Même lorsqu'on a défalqué cette portion du génie de Burns enfermée dans des usages dont il faut avoir la clef, il en reste assez pour le faire comprendre et admirer. L'existence des paysans écossais a mille traits communs avec celle des autres paysans. C'est la même vie, âpre, besogneuse, durement acharnée au sol, calleuse, sans beauté extérieure, mais humaine après tout, possédant ses joies, ses peines, même ses heures de noblesse, et s'harmonisant avec la nature dans une certaine poésie fruste. Comment Burns l'a-t-il représentée?

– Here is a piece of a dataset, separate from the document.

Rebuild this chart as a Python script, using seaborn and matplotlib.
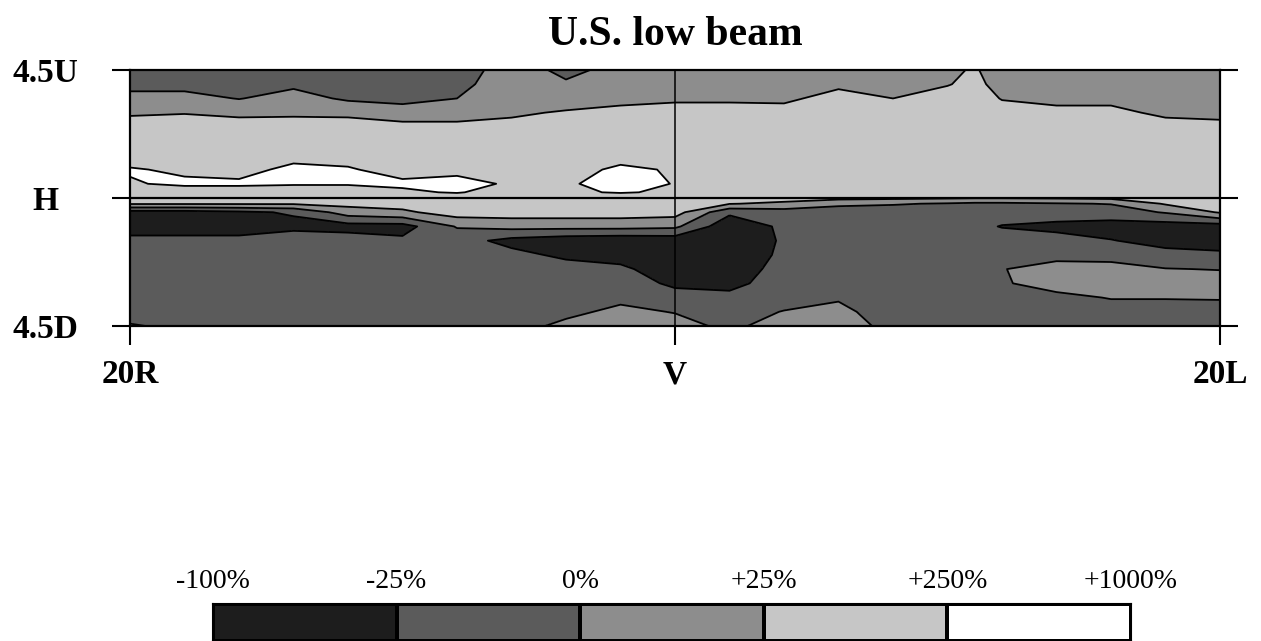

La première chose qui frappe, dans cette représentation, c'est l'exactitude, la conformité au réel, la préoccupation exclusive du vrai. C'est la vie telle qu'il l'a vue. On se trouve jeté parmi des fermiers, des mendiants, des chaudronniers ambulants, des domestiques de ferme, des maîtres d'école, des curés de campagne, des tailleurs, des meuniers, un monde d'ouvriers ou de vagabonds. Les plus riches sont vêtus en gros drap, et les plus pauvres ont des haillons. Et qu'on n'aille pas croire que ce monde est embelli. Ce ne sont pas des paysans poétiques comme dans les pastorales de George Sand, ou des vagabonds philosophiques comme dans les chansons de Béranger. Ce sont des paysans peints par l'un d'eux, rudes, grossiers, bornés aux intérêts immédiats. Tous ces gens vivent dans une vie qui est bien la leur. Ils n'en dépassent pas le niveau. Ils échangent leurs inquiétudes pour leurs moissons, ils s'occupent du temps, des scandales de la paroisse. Leur grand bonheur est de s'attabler pour boire du whiskey, et de se griser en compagnie en se racontant des histoires de filles.

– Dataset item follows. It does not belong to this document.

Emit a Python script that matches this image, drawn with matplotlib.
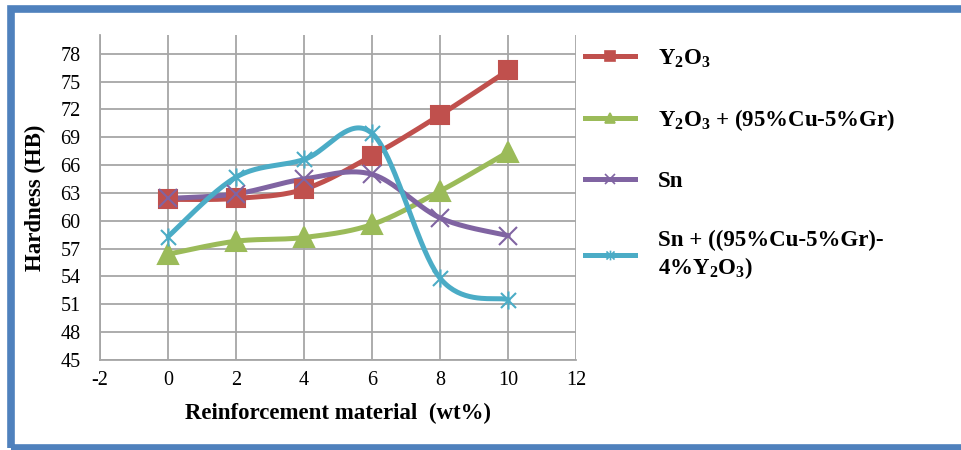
import numpy as np
import matplotlib.pyplot as plt
from matplotlib.path import Path
from matplotlib.patches import Rectangle
from matplotlib.lines import Line2D

plt.rcParams['font.family'] = ['Liberation Serif', 'DejaVu Serif']
plt.rcParams['mathtext.fontset'] = 'custom'
plt.rcParams['mathtext.rm'] = 'Liberation Serif'
plt.rcParams['mathtext.bf'] = 'Liberation Serif:bold'
plt.rcParams['axes.unicode_minus'] = False

wt = [0, 2, 4, 6, 8, 10]
y2o3 = [62.3, 62.4, 63.4, 67.0, 71.4, 76.2]
y2o3_cugr = [56.4, 57.8, 58.2, 59.6, 63.2, 67.4]
sn = [62.4, 62.9, 64.5, 65.0, 60.3, 58.4]
sn_mix = [58.3, 64.7, 66.6, 69.4, 53.8, 51.5]

labels = [r'$\mathbf{Y_2O_3}$',
          r'$\mathbf{Y_2O_3}$ + (95%Cu-5%Gr)',
          'Sn',
          'Sn + ((95%Cu-5%Gr)-\n4%$\\mathbf{Y_2O_3}$)']
colors = ['#C0504D', '#9BBB59', '#8064A2', '#4BACC6']

# excel-style star marker: an X with a vertical bar through it
star = Path([(-1, -1), (1, 1), (-1, 1), (1, -1), (0, -1.2), (0, 1.2)],
            [Path.MOVETO, Path.LINETO, Path.MOVETO, Path.LINETO, Path.MOVETO, Path.LINETO])
markers = ['s', '^', 'x', star]
msizes = [13.5, 14, 13, 13]


def smooth(x, y, n=40):
    # catmull-rom style bezier through the points, like excel's smoothed line
    x = np.asarray(x, float)
    y = np.asarray(y, float)
    px = np.concatenate([[x[0]], x, [x[-1]]])
    py = np.concatenate([[y[0]], y, [y[-1]]])
    xs, ys = [], []
    t = np.linspace(0, 1, n)
    for i in range(1, len(px) - 2):
        p0 = np.array([px[i], py[i]])
        p3 = np.array([px[i + 1], py[i + 1]])
        p1 = p0 + (p3 - np.array([px[i - 1], py[i - 1]])) / 6
        p2 = p3 - (np.array([px[i + 2], py[i + 2]]) - p0) / 6
        pts = ((1 - t) ** 3)[:, None] * p0 + (3 * (1 - t) ** 2 * t)[:, None] * p1 \
            + (3 * (1 - t) * t ** 2)[:, None] * p2 + (t ** 3)[:, None] * p3
        xs.extend(pts[:, 0])
        ys.extend(pts[:, 1])
    return np.array(xs), np.array(ys)


fig = plt.figure(figsize=(9.62, 4.5), dpi=100)
ax = fig.add_axes([0.104, 0.2, 0.495, 0.722])

handles = []
for ys, c, m, ms, lab in zip([y2o3, y2o3_cugr, sn, sn_mix], colors, markers, msizes, labels):
    sx, sy = smooth(wt, ys)
    ax.plot(sx, sy, color=c, lw=3.6, solid_capstyle='round', zorder=3)
    ax.plot(wt, ys, ls='none', marker=m, ms=ms, color=c, mec=c, mew=1.5, zorder=4)
    handles.append(Line2D([], [], color=c, lw=3.6, marker=m, ms=7, mec=c, mew=1.2, label=lab))

ax.set_xlim(-2, 12)
ax.set_ylim(45, 80)
ax.set_xticks(range(-2, 13, 2))
ax.set_yticks(range(45, 79, 3))
ax.grid(True, color='#A6A6A6', lw=1.3)
ax.set_axisbelow(True)
for s in ['top', 'right']:
    ax.spines[s].set_visible(False)
for s in ['left', 'bottom']:
    ax.spines[s].set_color('#A6A6A6')
    ax.spines[s].set_linewidth(1.3)
ax.tick_params(length=0, labelsize=14.5)
ax.tick_params(axis='y', pad=14)
ax.tick_params(axis='x', pad=8)
ax.set_xlabel('Reinforcement material  (wt%)', fontsize=16.5, fontweight='bold', labelpad=9)
ax.set_ylabel('Hardness (HB)', fontsize=16.5, fontweight='bold', labelpad=10)

fig.legend(handles=handles, loc='upper left', bbox_to_anchor=(0.608, 0.895),
           frameon=False, prop={'size': 16.5, 'weight': 'bold'}, borderpad=0, borderaxespad=0,
           handlelength=2.2, handletextpad=1.0, labelspacing=1.65)

# blue frame around the chart
fig.patches.append(Rectangle((10.5 / 962, 2.5 / 450), 1.2, 438.5 / 450, transform=fig.transFigure,
                             fill=False, edgecolor='#4F81BD', lw=5.5, zorder=10))

fig.savefig('out.png', dpi=100)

Aux courses de Mauchline, à la foire de Mauchline,
Je serai fier de vous y rencontrer;
Nous donnerons une nuit de congé au souci,
Si nous nous retrouvons,
Et nous ferons échange de rimes
L'un avec l'autre.
Le pot de quatre quarts, nous le ferons tinter;
Nous le baptiserons avec de l'eau bouillante.
Puis nous nous assiérons et boirons notre coup,
Pour nous réjouir le cœur;
Et ma foi nous serons de meilleures connaissances
Avant de nous quitter.
Il n'y a rien comme de la bonne ale forte!
Où verrez-vous jamais des hommes plus heureux,
Ou des femmes plus gaies, douces et savoureuses
D'un matin à l'autre,
Que ceux qui aiment à boire une goutte
Dans le verre ou la corne?247
Braves gens, du reste, pour la plupart, pleins de jovialité, de grosse bonhomie, comme John Rankine, le fermier, ou Tam Samson, le chasseur; mais se remuant dans une vie matérielle et terre à terre. D'autres ont leurs défauts marqués: leur vulgarité, l'ivrognerie, l'hypocrisie. Ils sont bien là tels que Burns les a vus, sans qu'il ait songé à les arranger.
L'exactitude des scènes s'accompagne de la précision dans les détails. C'est en somme la même qualité.